Гумилев кончил. Он, подняв голову, выжидательно оглядывает аудиторию.
— Ждет, чтоб ему аплодировали, — шепчет мой сосед-студент.
— Может быть, кому-нибудь угодно задать мне вопрос? — снова раздается гулкий, торжественный голос.
В ответ молчание. Долгодлящееся молчание. Ясно — спрашивать не о чем.
И вдруг из задних рядов звенящий, насмешливо-дерзкий вопрос:
— А где всю эту премудрость можно прочесть?
Гумилев опускает тяжелые веки и задумывается, затем, будто всесторонне обдумав ответ, важно произносит:
— Прочесть этой «премудрости» нигде нельзя. Но чтобы подготовиться к пониманию этой, как вы изволите выражаться, премудрости, советую вам прочесть одиннадцать томов Натурфилософии Кара.
Мой сосед-студент возмущенно фыркает.
— Натурфилософия-то тут при чем?
Но ответ Гумилева явно произвел желаемое впечатление. Никто больше не осмелился задать вопрос.

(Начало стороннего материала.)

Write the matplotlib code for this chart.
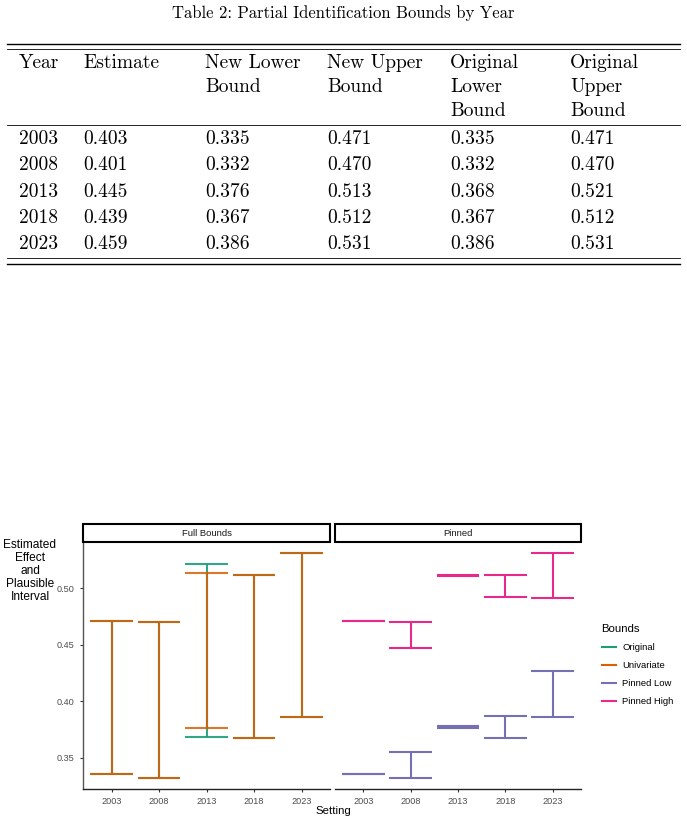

Гумилев, выждав немного, молча встает и стоя лицом к зрителям, обеими руками возлагает себе на голову, как митру или корону, свою оленью шапку. Потом поворачивается и медленно берет со стола свой пестрый, африканский портфель и медленно шествует к боковой дверце.
Теперь я вижу, что походка у него действительно косолапая, но это не мешает ее торжественности.
— Шут гороховый! Фигляр цирковой! — возмущаются за мной. — Самоедом вырядился и ломается!
— Какая наглость, какое неуважение к слушателям! Ни один профессор не позволил бы себе… — негодует мой сосед-студент.
— Я чувствую себя лично оскорбленной — клокочет седая дама. — Как он смеет? Кто он такой, подумаешь!
— Тоже африканский охотник выискался. Все врет, должно быть. Он с виду вылитый консисторский чиновник и в Африке не бывал… Брехня!
Это последнее, что доносится до меня. Я бегу против ветра только бы не слышать отвратительных, возмущенных голосов, осуждающих поэта. Я не с ними, я с ним, даже если он и не такой, как я ждала…
Много месяцев спустя, когда я уже стала «Одоевцева, моя ученица», как Гумилев с гордостью называл меня, он со смехом признался мне, каким страданием была для него эта первая в его жизни, злосчастная лекция.
— Что это было! Ах, Господи, что это было! Луначарский предложил мне читать курс поэзии и вести практические занятия в «Живом Слове». Я сейчас же с радостью согласился. Еще бы! Исполнилась моя давнишняя мечта — формировать не только настоящих читателей, но, может быть, даже и настоящих поэтов. Я вернулся в самом счастливом настроении. Ночью, проснувшись, я вдруг увидел себя на эстраде — все эти глядящие на меня глаза, все эти слушающие меня уши — и похолодел от страха. Трудно поверить, а правда. Так до утра и не заснул.